About two years or more ago, it all started. I have tried all the Bayer and other grass weed killers. But to no avail; it just keeps thriving.
I have tried to pull them out around the garden but the roots still survive. Help!
According to the UC master gardeners, crabgrass spreads primarily by seed. Crowd out the potential for crabgrass by increasing the vigor of your lawn.
The UC Guide to Healthy Lawns, available at www.ipm.ucdavis.edu, has detailed advice on lawn care. Mulching, hoeing and hand-pulling when plants are young are all effective cultural methods to control crabgrass invasion.
If using herbicides, be ready to apply them in late winter. Pre-emergent herbicides for crabgrass control in turf areas need to be applied during the last week of February or first week of March.
To be effective, the herbicide must be applied before the crabgrass germinates. In Central and Northern California, crabgrass begins germination around March 1 to 15 when soil temperatures reach 50 degrees to 55 degrees for at least three days.
If you have a heavy infestation of this pesky weed, it might be advisable to re-apply the pre-emergent again in late June.

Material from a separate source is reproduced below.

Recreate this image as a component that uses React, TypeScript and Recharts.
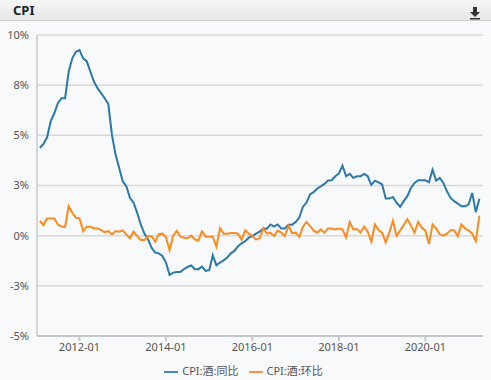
import React from 'react';
import { LineChart, Line, XAxis, YAxis, CartesianGrid, Legend } from 'recharts';

// Monthly data starting 2011-02 (index 0) through 2021-04 (index 122)
const startYear = 2011;
const startMonth = 2;

const yoy: number[] = [
  4.37, 4.57, 4.9, 5.7, 6.1, 6.6, 6.85, 6.85, 8.18, 8.84,
  9.17, 9.25, 8.84, 8.7, 8.18, 7.68, 7.35, 7.1, 6.85, 6.56,
  5.03, 4.04, 3.38, 2.71, 2.46, 1.89, 1.64, 1.14, 0.56, 0.1,
  -0.18, -0.6, -0.84, -0.88, -1.01, -1.34, -1.96, -1.84, -1.81, -1.81,
  -1.67, -1.56, -1.48, -1.67, -1.67, -1.54, -1.76, -1.72, -0.98, -1.48,
  -1.34, -1.23, -1.09, -0.88, -0.76, -0.52, -0.38, -0.27, -0.1, -0.02,
  0.1, 0.2, 0.36, 0.35, 0.56, 0.45, 0.56, 0.36, 0.36, 0.55,
  0.55, 0.68, 0.9, 1.43, 1.65, 2.05, 2.17, 2.35, 2.46, 2.58,
  2.75, 2.76, 2.96, 3.1, 3.49, 2.96, 3.08, 2.88, 2.96, 2.96,
  3.08, 2.96, 2.53, 2.74, 2.66, 2.55, 1.85, 1.85, 1.93, 1.64,
  1.44, 1.72, 1.97, 2.38, 2.63, 2.76, 2.76, 2.76, 2.66, 3.29,
  2.74, 2.88, 2.63, 2.21, 1.88, 1.72, 1.6, 1.47, 1.47, 1.55,
  2.13, 1.17, 1.84,
];

const mom: number[] = [
  0.73, 0.53, 0.86, 0.86, 0.86, 0.56, 0.45, 0.45, 1.47, 1.14,
  0.89, 0.86, 0.23, 0.45, 0.45, 0.36, 0.36, 0.28, 0.18, 0.23,
  0.06, 0.23, 0.2, 0.26, 0.06, -0.13, 0.2, -0.02, -0.22, -0.22,
  -0.03, -0.03, -0.3, 0.08, 0.1, -0.08, -0.72, 0, 0.24, -0.05,
  -0.1, -0.13, 0, -0.18, -0.25, 0.21, -0.05, -0.05, -0.05, -0.55,
  0.38, 0.1, 0.1, 0.13, 0.13, 0.1, -0.2, 0.27, 0.1, -0.03,
  -0.2, -0.12, 0.36, 0.1, 0.15, -0.02, 0.25, 0.15, -0.02, 0.48,
  0.13, 0.15, -0.07, 0.43, 0.68, 0.48, 0.25, 0.15, 0.31, 0.15,
  0.36, 0.36, 0.31, 0.36, 0.31, -0.1, 0.68, 0.31, 0.33, 0.15,
  0.45, 0.2, -0.3, 0.56, 0.28, 0.15, -0.33, 0.15, 0.74, -0.01,
  0.25, 0.53, 0.82, 0.5, 0.15, 0.68, 0.4, 0.25, -0.42, 0.56,
  0.35, 0.07, 0, 0.1, 0.27, 0.27, -0.03, 0.56, 0.36, 0.27,
  0.1, -0.27, 1.0,
];

const seriesNames = ['CPI:酒:同比', 'CPI:酒:环比'];
const xTickIdx = [11, 35, 59, 83, 107];
const xTickLabels = ['2012-01', '2014-01', '2016-01', '2018-01', '2020-01'];
const yTicks = [-5, -2.5, 0, 2.5, 5, 7.5, 10];

const monthLabel = (i: number) => {
  const m0 = startMonth - 1 + i;
  const y = startYear + Math.floor(m0 / 12);
  const m = (m0 % 12) + 1;
  return `${y}-${m < 10 ? '0' + m : m}`;
};

const data = yoy.map((v, i) => ({ idx: i, month: monthLabel(i), yoy: v, mom: mom[i] }));

const FONT = "'Noto Sans', 'Noto Sans CJK SC', sans-serif";
const BLUE = '#2a79a8';
const ORANGE = '#f98b1f';

export default function App() {
  return (
    <div style={{ position: 'fixed', left: 0, top: 0, width: 491, height: 380, background: '#f8f9fb', fontFamily: FONT, overflow: 'hidden' }}>
      <div style={{ position: 'absolute', left: 0, top: 0, width: 491, height: 20, background: 'linear-gradient(#f7f7f7, #e6e6e6)', borderBottom: '1px solid #cfcfcf', zIndex: 2 }}>
        <div style={{ position: 'absolute', left: 13, top: 1, fontSize: 13, fontWeight: 700, color: '#222', fontFamily: FONT }}>CPI</div>
        <svg style={{ position: 'absolute', left: 469, top: 6 }} width={12} height={14}>
          <rect x={4} y={1} width={4} height={5} fill="#333" />
          <polygon points="1,6 11,6 6,11" fill="#333" />
          <rect x={1} y={12} width={10} height={1.5} fill="#333" />
        </svg>
      </div>
      <div style={{ position: 'absolute', left: 0, top: 0 }}>
        <LineChart width={491} height={380} data={data} margin={{ top: 35, right: 8, left: 0, bottom: 14 }}>
          <CartesianGrid horizontal={true} vertical={false} stroke="#d9d9d9" strokeWidth={1.5} />
          <XAxis
            dataKey="idx"
            type="number"
            domain={[-0.8, 123]}
            ticks={xTickIdx}
            tickFormatter={(v: number) => xTickLabels[xTickIdx.indexOf(v)] ?? ''}
            stroke="#c4c7cc"
            strokeWidth={2}
            tickSize={5}
            tick={{ fill: '#555', fontSize: 11, fontFamily: FONT }}
            height={30}
          />
          <YAxis
            type="number"
            domain={[-5, 10]}
            ticks={yTicks}
            tickFormatter={(v: number) => v.toFixed(0) + '%'}
            stroke="#c4c7cc"
            strokeWidth={1.5}
            tickLine={false}
            tick={{ fill: '#555', fontSize: 11, fontFamily: FONT }}
            width={37}
            allowDataOverflow
          />
          <YAxis yAxisId="r" orientation="right" width={0} tick={false} tickLine={false} stroke="#c4c7cc" strokeWidth={1.5} domain={[0, 1]} />
          <Line type="linear" dataKey="yoy" name={seriesNames[0]} stroke={BLUE} strokeWidth={2} dot={false} isAnimationActive={false} />
          <Line type="linear" dataKey="mom" name={seriesNames[1]} stroke={ORANGE} strokeWidth={2} dot={false} isAnimationActive={false} />
          <Legend
            layout="horizontal"
            verticalAlign="middle"
            align="center"
            iconType="plainline"
            iconSize={14}
            wrapperStyle={{ top: 362, left: 3, width: 491, fontSize: 11, fontFamily: FONT }}
            formatter={(value: string) => <span style={{ color: '#555' }}>{value}</span>}
          />
        </LineChart>
      </div>
    </div>
  );
}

If you still have crabgrass during the summer and fall, you can spot-treat it with a product made for crabgrass control such as Monterey Weed-Hoe, manufactured by Monterey Lawn and Garden Products of Fresno. Ortho has a similar product. These herbicides will kill only the crabgrass, not the lawn grasses. If you use these products, make sure to apply it before the crabgrass forms seed.
You can learn more in the Cooperative Extension’s Pest Note 7456, devoted to Crabgrass. You can find this pest note online at www.ipm.ucdavis.edu . Or send a self-addressed, stamped, business-size envelope to: Pest Note No. 7456: Crabgrass, UC Cooperative Extension, 4145 Branch Center Road, Sacramento, CA 95827.